Mythology and Reality in Contemporary Discourse
Today, the interplay between mythology and history remains fiercely alive. The Hindu nationalist movement often invokes the idealized varna harmony of ancient texts as a golden age of social order, downplaying the historical reality of discrimination and the literary construction of the Purusha Sukta. Conversely, Dalit and anti-caste movements wield the historical evidence to expose the system’s human, and therefore changeable, origins, using the words of Kabir and Ambedkar to assert that true Indian spirituality is egalitarian. The debate is not academic; it underpins the rationale for India’s vast affirmative action programs (reservations) in education and government employment, which are designed to redress historical wrongs but are attacked by some as perpetuating caste identities.

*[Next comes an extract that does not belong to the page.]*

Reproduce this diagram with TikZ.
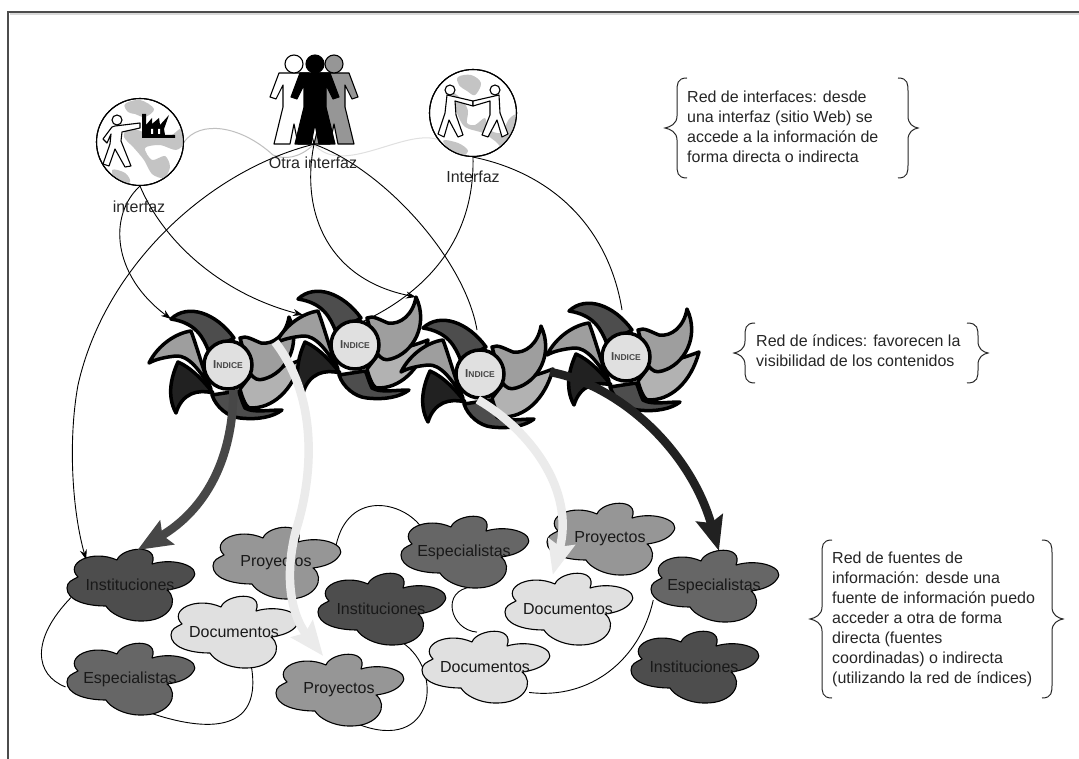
\documentclass[tikz,border=0pt]{standalone}
\usepackage{fontspec}
\setmainfont{Liberation Sans}
\usetikzlibrary{arrows.meta,shapes.geometric,backgrounds}
\definecolor{cInst}{HTML}{4D4D4D}
\definecolor{cEsp}{HTML}{666666}
\definecolor{cProy}{HTML}{969696}
\definecolor{cDoc}{HTML}{E0E0E0}
\definecolor{cTxt}{HTML}{262626}
\definecolor{cLand}{HTML}{C4C4C4}
\tikzset{
  lab/.style={font=\fontsize{16}{20}\selectfont,text=cTxt,inner sep=0pt,align=left},
  cloudanchor/.style={ellipse,minimum width=126pt,minimum height=70pt,inner sep=0pt,font=\fontsize{16}{20}\selectfont,text=black!90},
  cloudline/.style={draw=black,line width=1.1pt,line join=round},
  blade/.style={draw=black,line width=3.5pt,line join=round},
  hub/.style={circle,draw=black,line width=3.5pt,fill=cDoc,minimum size=48pt,inner sep=0pt,text=cTxt!85!white},
  globe/.style={circle,draw=black,line width=1.1pt,minimum size=87pt,inner sep=0pt},
  figure/.style={draw=black,line width=1.1pt,line join=round},
  thinline/.style={draw=black,line width=0.9pt},
  thinarrow/.style={thinline,-{Stealth[length=10pt,width=7pt]}},
  link/.style={line width=1pt},
  heavy/.style={line width=8.5pt,-{Stealth[length=34pt,width=27pt,inset=5pt]}},
  brace/.style={draw=cTxt,line width=1pt}
}
% cloud: name, x, y, colour, text
\newcommand{\cloudnode}[5]{%
  \begin{scope}[shift={(#2,#3)}]
    \path[cloudline,fill=#4] (-52,-8) .. controls (-66,-22) and (-38,-36) .. (-13,-25)
      .. controls (-8,-38) and (30,-42) .. (22,-21)
      .. controls (45,-28) and (72,-18) .. (63,-7)
      .. controls (58,1) and (45,4) .. (37,5)
      .. controls (50,15) and (40,37) .. (10,36)
      .. controls (-6,36) and (-20,28) .. (-24,21)
      .. controls (-45,21) and (-63,15) .. (-63,3)
      .. controls (-63,-3) and (-58,-5) .. (-52,-8) -- cycle;
    \node[cloudanchor] (#1) at (0,0) {#5};
  \end{scope}}
% pinwheel: name, x, y
\newcommand{\pinwheel}[3]{%
  \begin{scope}[shift={(#2,#3)}]
    \path[blade,fill=black!87] (-52,48) .. controls (-62,30) and (-56,10) .. (-50,-3)
      .. controls (-38,2) and (-25,15) .. (-15,28) .. controls (-30,24) and (-46,28) .. (-52,48) -- cycle;
    \path[blade,fill=cInst] (54,45) .. controls (40,45) and (25,48) .. (17,43)
      .. controls (13,35) and (12,28) .. (10,26) -- (-16,30)
      .. controls (-12,42) and (0,52) .. (12,53) .. controls (30,55) and (45,52) .. (54,45) -- cycle;
    \path[blade,fill=black!30] (73,-5) .. controls (60,0) and (45,5) .. (26,6) -- (12,24)
      .. controls (14,32) and (17,40) .. (21,43) .. controls (45,44) and (65,25) .. (73,-5) -- cycle;
    \path[blade,fill=black!38] (61,-48) .. controls (58,-30) and (45,-20) .. (33,-22)
      .. controls (25,-25) and (18,-30) .. (12,-27) -- (22,8)
      .. controls (26,14) and (30,16) .. (36,14) .. controls (58,8) and (74,-20) .. (61,-48) -- cycle;
    \path[blade,fill=black!38] (-79,-2) .. controls (-70,-20) and (-52,-32) .. (-37,-34)
      .. controls (-30,-15) and (-25,5) .. (-17,24)
      .. controls (-28,5) and (-40,-10) .. (-52,-9) .. controls (-62,-8) and (-72,-6) .. (-79,-2) -- cycle;
    \path[blade,fill=cInst] (-57,-46) .. controls (-40,-62) and (-12,-52) .. (6,-27) -- (-19,-13)
      .. controls (-25,-28) and (-32,-42) .. (-57,-46) -- cycle;
    \node[hub] (#1) at (0,0) {\bfseries{\fontsize{11.5}{12}\selectfont I}{\fontsize{8.5}{12}\selectfont NDICE}};
    \coordinate (#1toptip) at (-57,-46);
    \coordinate (#1righttip) at (61,-48);
    \coordinate (#1blade) at (47,-23);
    \coordinate (#1back) at (-76,15);
  \end{scope}}
% standing person: x, y, fill
\newcommand{\person}[3]{%
  \begin{scope}[shift={(#1,#2)}]
    \path[figure,fill=#3] (-15,-34) -- (-24,-10) -- (-18,-8) -- (-11,-22) -- (-11,0) -- (-20,37) -- (-4,37)
      -- (0,17) -- (4,37) -- (20,37) -- (11,0) -- (11,-22) -- (18,-8) -- (24,-10) -- (15,-34) -- cycle;
    \path[figure,fill=#3] (0,-43) circle[radius=9];
  \end{scope}}
\newcommand{\bracepair}[9]{%
  % xl-point xl-body xl-end xr-end xr-body xr-point ytop ymid ybot
  \path[brace] (#3,#7) .. controls (#2,#7) and (#2,#7+6) .. (#2,#7+14) -- (#2,#8-12)
    .. controls (#2,#8-4) and (#1+5,#8-1) .. (#1,#8) .. controls (#1+5,#8+1) and (#2,#8+4) .. (#2,#8+12)
    -- (#2,#9-14) .. controls (#2,#9-6) and (#2,#9) .. (#3,#9);
  \path[brace] (#4,#7) .. controls (#5,#7) and (#5,#7+6) .. (#5,#7+14) -- (#5,#8-12)
    .. controls (#5,#8-4) and (#6-5,#8-1) .. (#6,#8) .. controls (#6-5,#8+1) and (#5,#8+4) .. (#5,#8+12)
    -- (#5,#9-14) .. controls (#5,#9-6) and (#5,#9) .. (#4,#9);}
\begin{document}
\begin{tikzpicture}[x=1pt,y=-1pt]
\useasboundingbox (0,0) rectangle (1079,759);
\draw[black!15,line width=1.5pt] (10,14) -- (1079,14);
\draw[black!70,line width=1.5pt] (8,759) -- (8,12) -- (1079,12);

% clouds
\cloudnode{inst1}{130}{585}{cInst}{Instituciones}
\cloudnode{esp1}{130}{679}{cEsp}{Especialistas}
\cloudnode{doc1}{234}{632}{cDoc}{Documentos}
\cloudnode{proy1}{276}{563}{cProy}{Proyectos}
\cloudnode{proy2}{339}{690}{cProy}{Proyectos}
\cloudnode{inst2}{381}{609}{cInst}{Instituciones}
\cloudnode{esp2}{464}{552}{cEsp}{Especialistas}
\cloudnode{proy3}{610}{539}{cProy}{Proyectos}
\cloudnode{doc2}{568}{609}{cDoc}{Documentos}
\cloudnode{doc3}{485}{667}{cDoc}{Documentos}
\cloudnode{esp3}{714}{586}{cEsp}{Especialistas}
\cloudnode{inst3}{694}{667}{cInst}{Instituciones}

% index pinwheels
\pinwheel{p1}{228}{365}
\pinwheel{p2}{355}{345}
\pinwheel{p3}{480}{374}
\pinwheel{p4}{626}{357}

% globes
\node[globe,fill=white] (g1) at (140,142) {};
\begin{scope}[shift={(140,142)}]
  \clip (0,0) circle[radius=43];
  \fill[cLand] plot[smooth cycle,tension=0.6] coordinates {(-15,-38) (0,-42) (14,-33) (5,-25) (-5,-28) (-12,-30)};
  \fill[cLand] plot[smooth cycle,tension=0.5] coordinates {(-12,-14) (3,-10) (10,-4) (30,-6) (42,-14) (45,0) (36,8) (20,3)
    (5,6) (12,18) (25,14) (30,25) (24,36) (12,32) (4,18) (-6,6) (-16,-5)};
  \fill[cLand] plot[smooth cycle,tension=0.6] coordinates {(-28,28) (-15,31) (-10,40) (-22,42)};
\end{scope}
\node[globe] at (g1) {};
\begin{scope}[shift={(140,142)}]
  \path[figure,fill=white] (-25,-16) -- (0,-19) -- (0,-14) -- (-18,-10) -- (-19,-1) -- (-9,24) -- (-15,25)
    -- (-25,7) -- (-31,24) -- (-37,22) -- (-30,2) -- (-29,-8) -- (-33,1) -- (-37,-3) -- (-28,-15) -- cycle;
  \path[figure,fill=white] (-23,-22) circle[radius=5];
  \fill[black] (2,-28) -- (6,-28) -- (6,-17) -- (12,-24) -- (12,-18) -- (19,-24) -- (20,-17) -- (29,-27) -- (24,-13) -- (25,-7) -- (35,-7) -- (35,-4) -- (2,-4) -- cycle;
  \fill[white] (11,-13) rectangle (13,-8) (18,-13) rectangle (20,-8);
\end{scope}

\node[globe,fill=white] (g3) at (473,113) {};
\begin{scope}[shift={(473,113)}]
  \clip (0,0) circle[radius=43];
  \fill[cLand] plot[smooth cycle,tension=0.6] coordinates {(-15,-36) (-2,-38) (8,-30) (2,-18) (-6,-22) (-14,-28)};
  \fill[cLand] plot[smooth cycle,tension=0.5] coordinates {(-20,-20) (-10,-12) (-5,-2) (-6,10) (2,12) (12,5) (15,16) (28,20) (36,6) (44,2) (44,22) (32,36) (22,28) (10,20) (-8,14) (-16,0)};
  \fill[cLand] plot[smooth cycle,tension=0.6] coordinates {(-30,28) (-15,30) (-5,38) (-15,44)};
\end{scope}
\node[globe] at (g3) {};
\begin{scope}[shift={(473,113)}]
  \path[figure,fill=white] (-26,-18) -- (0,-12) -- (0,-7) -- (-18,-12) -- (-17,2) -- (-10,22) -- (-15,24)
    -- (-24,7) -- (-29,24) -- (-35,21) -- (-28,0) -- cycle;
  \path[figure,fill=white] (26,-18) -- (0,-12) -- (0,-7) -- (17,-12) -- (17,2) -- (9,22) -- (15,24)
    -- (24,7) -- (29,24) -- (35,21) -- (27,0) -- cycle;
  \path[figure,fill=white] (-23,-23) circle[radius=5];
  \path[figure,fill=white] (22,-23) circle[radius=5];
\end{scope}

% people
\node[minimum width=88pt,minimum height=89pt,inner sep=0pt] (people) at (314,99.5) {};
\person{294}{107}{white}
\person{334}{107}{cProy}
\person{315}{107}{black}

% named free ends
\coordinate (p2in) at (303,315);
\coordinate (p2low) at (362,322);
\coordinate (p3in) at (477,330);
\coordinate (p4in) at (622,310);

% thin connectors, behind everything
\begin{pgfonlayer}{background}
  \fill[white] (0,0) rectangle (1079,759);
  \draw[link,draw=black!25] (g1.east) .. controls (200,120) and (240,125) .. (273,155) .. controls (285,160) and (300,158) .. (people.south);
  \draw[link,draw=black!12] (people.south) .. controls (340,175) and (395,135) .. (430,138) .. controls (450,140) and (460,150) .. (g3.south);
  \draw[thinarrow] (g1.south) .. controls (108,215) and (112,275) .. (p1toptip);
  \draw[thinarrow] (g1.south) .. controls (165,245) and (225,295) .. (p2in);
  \draw[thinarrow] (people.south) .. controls (300,215) and (330,280) .. (p2righttip);
  \draw[thinline] (people.south) .. controls (385,170) and (465,260) .. (p3in);
  \draw[thinarrow] (people.south) .. controls (210,170) and (105,265) .. (78,385) .. controls (68,440) and (72,510) .. (inst1.150);
  \draw[thinline] (g3.south) .. controls (475,245) and (420,295) .. (p2low);
  \draw[thinline] (g3.south) .. controls (560,175) and (610,235) .. (p4in);
  \draw[thinline] (inst1.192) .. controls (30,640) and (35,675) .. (esp1.187);
  \draw[thinline] (esp1.300) .. controls (185,725) and (265,745) .. (doc1.297);
  \draw[thinline] (proy1.12) .. controls (345,490) and (400,500) .. (esp2.149);
  \draw[thinline] (inst2.302) .. controls (445,670) and (435,755) .. (proy2.298);
  \draw[thinline] (esp2.283) .. controls (440,590) and (450,630) .. (doc3.103);
  \draw[thinline] (doc3.330) .. controls (590,700) and (640,660) .. (esp3.193);
\end{pgfonlayer}

% thick arrows
\draw[heavy,color=black!72] (p1.-78) .. controls (233,460) and (205,510) .. (inst1.78);
\draw[heavy,color=black!8] (p1blade) .. controls (320,400) and (312,480) .. (296,530) .. controls (282,585) and (295,620) .. (proy2.115);
\draw[heavy,color=black!8] (p3.-95) .. controls (530,430) and (575,490) .. (doc2.114);
\draw[heavy,color=black!87] (p4back) .. controls (620,385) and (690,450) .. (esp3.82);

% labels
\node[lab] (l1) at (139,207) {interfaz};
\node[lab] (l2) at (313,163) {Otra interfaz};
\node[lab] (l3) at (473,177) {Interfaz};

% right-hand notes
\node[lab,anchor=west] (n1) at (687,127) {Red de interfaces: desde\\una interfaz (sitio Web) se\\accede a la información de\\forma directa o indirecta};
\bracepair{665}{677}{687}{898}{908}{918}{78}{128}{178}
\node[lab,anchor=west] (n2) at (756,351) {Red de índices: favorecen la\\visibilidad de los contenidos};
\bracepair{734}{745}{755}{967}{978}{988}{323}{353}{383}
\node[lab,anchor=west] (n3) at (832,619) {Red de fuentes de\\información: desde una\\fuente de información puedo\\acceder a otra de forma\\directa (fuentes\\coordinadas) o indirecta\\(utilizando la red de índices)};
\bracepair{810}{822}{832}{1042}{1052}{1063}{540}{619}{698}
\end{tikzpicture}
\end{document}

Understanding the difference between the mythological sanction (the Purusha Sukta as a divine, eternal order) and the historical development (the messy, politically and economically driven evolution of thousands of jatis) is essential for navigating these issues. It reveals that what is often projected as an ancient, unchanging religious truth is, in large part, a social construct naturalized over time through powerful stories and codified by colonial governance. To recognize this is not to dismiss the profound cultural impact of the myths but to empower a more honest and effective pursuit of social equality, one that can respect spiritual heritage while firmly rejecting historical injustice disguised as divine law.